The Vital Importance of the Ground Plane in PCB Design

In the complex world of printed circuit board (PCB) design, one of the elements that is often taken for granted but is of fundamental importance is the ground plane. Far from being a simple copper fill, the ground plane plays a crucial role in signal integrity, noise reduction, thermal management, and compliance with EMI (electromagnetic interference) regulations. Ignoring or incorrectly implementing the ground plane can lead to operational problems, reliability issues, and even product failure.

What Exactly is a Ground Plane?

A ground plane is typically a continuous (or nearly continuous) layer of copper on one or more internal layers of a multilayer PCB. In single or double-sided circuits, it can be implemented on one of the dedicated faces. Its primary function is to provide a low-impedance return path for signal and power currents.
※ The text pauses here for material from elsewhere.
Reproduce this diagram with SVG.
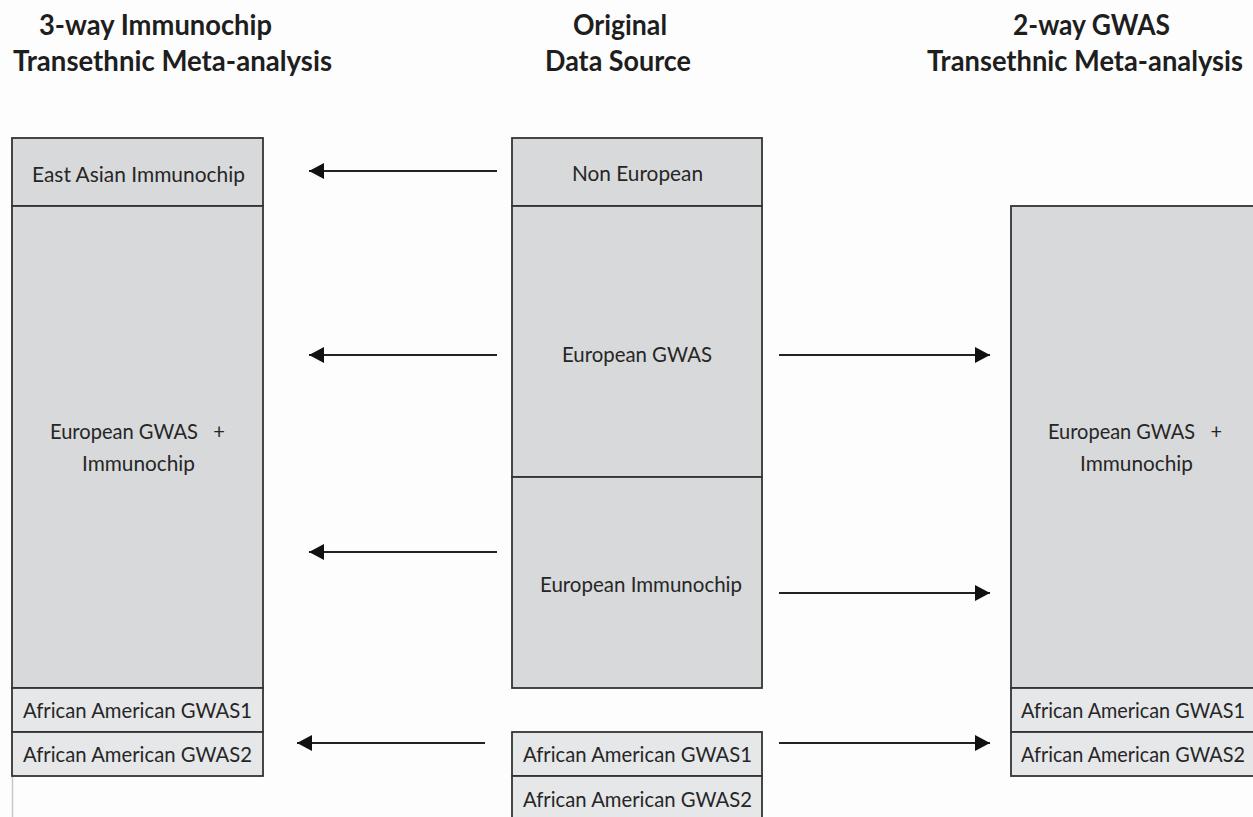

Why is the Ground Plane So Important?

The importance of the ground plane is manifested in several key aspects of PCB operation:

1. Low-Impedance Return Path: Every signal traveling on a PCB trace must have a return path. Ideally, this return current should follow the signal path as closely as possible to minimize the loop area. A solid ground plane provides this low-inductance path, reducing noise and improving signal integrity. A high-impedance return path can cause signal reflections, overshoot, undershoot, and other signal integrity problems, especially at high frequencies.
2. Noise and EMI Reduction: A continuous ground plane acts as a "shield" that helps contain the electromagnetic fields generated by the signal traces. This reduces capacitive and inductive coupling between traces, minimizing crosstalk and EMI emissions that can interfere with other devices or cause regulatory compliance issues. A good ground plane also provides a stable reference for signals, reducing common-mode noise.
3. Power Management: A well-implemented ground plane can help distribute power more efficiently and reduce noise on the power supply itself. By providing a stable reference for supply voltages, it helps stabilize the operating points of components and reduce unwanted fluctuations. In combination with dedicated power planes, the ground plane forms a low-impedance power distribution network.
4. Heat Dissipation (in some cases): Although not its primary function, an extensive ground plane can help dissipate the heat generated by components, especially if it is thermally connected to them via thermal vias. Copper is a good thermal conductor, and a large ground plane can act as a passive heat sink.

Best Practices for Ground Plane Implementation:

• Use a Dedicated Layer: Ideally, an entire layer (or most of it) should be dedicated to the ground plane, especially in multilayer PCBs. This ensures continuity and minimizes interruptions.
• Minimize Interruptions: Avoid creating large voids or breaks in the ground plane. Traces that cross the ground plane should be kept to a minimum, and if necessary, the return current path should be carefully considered (e.g., by using bridging capacitors).
• Multiple Via Connections: Connect the ground plane to all component ground pins using as many vias as possible. This reduces inductance and improves the current return path.
• Strategic Placement: In multilayer PCBs, placing the ground plane adjacent to signal and power planes can improve capacitive coupling and reduce the impedance of the current loop.
• Considerations for High-Speed Signals: For high-speed signals, it is crucial to ensure a direct and uninterrupted signal return path in the ground plane below the trace. Layer changes for high-speed signals should be accompanied by nearby ground vias to provide a low-inductance return path.
• Splitting Planes (if necessary): In some cases, it may be necessary to split the ground plane to separate analog and digital grounds to reduce noise. However, this must be done very carefully to avoid ground loops and signal integrity problems. If you split the ground plane, it is essential to understand the return paths of the currents and use appropriate techniques such as bridging with inductors or star connections at a common point.

Conclusions

The ground plane is not a negligible detail in PCB design; it is a fundamental element that significantly influences the performance, reliability, and regulatory compliance of the final product. A well-designed and implemented ground plane is essential to ensure signal integrity, reduce noise, manage power effectively, and minimize EMI emissions. Investing time and attention in the design of the ground plane results in a more robust, high-performance, and reliable PCB. As PCB developers, we must recognize and fully harness the power of a solid ground plane in our designs.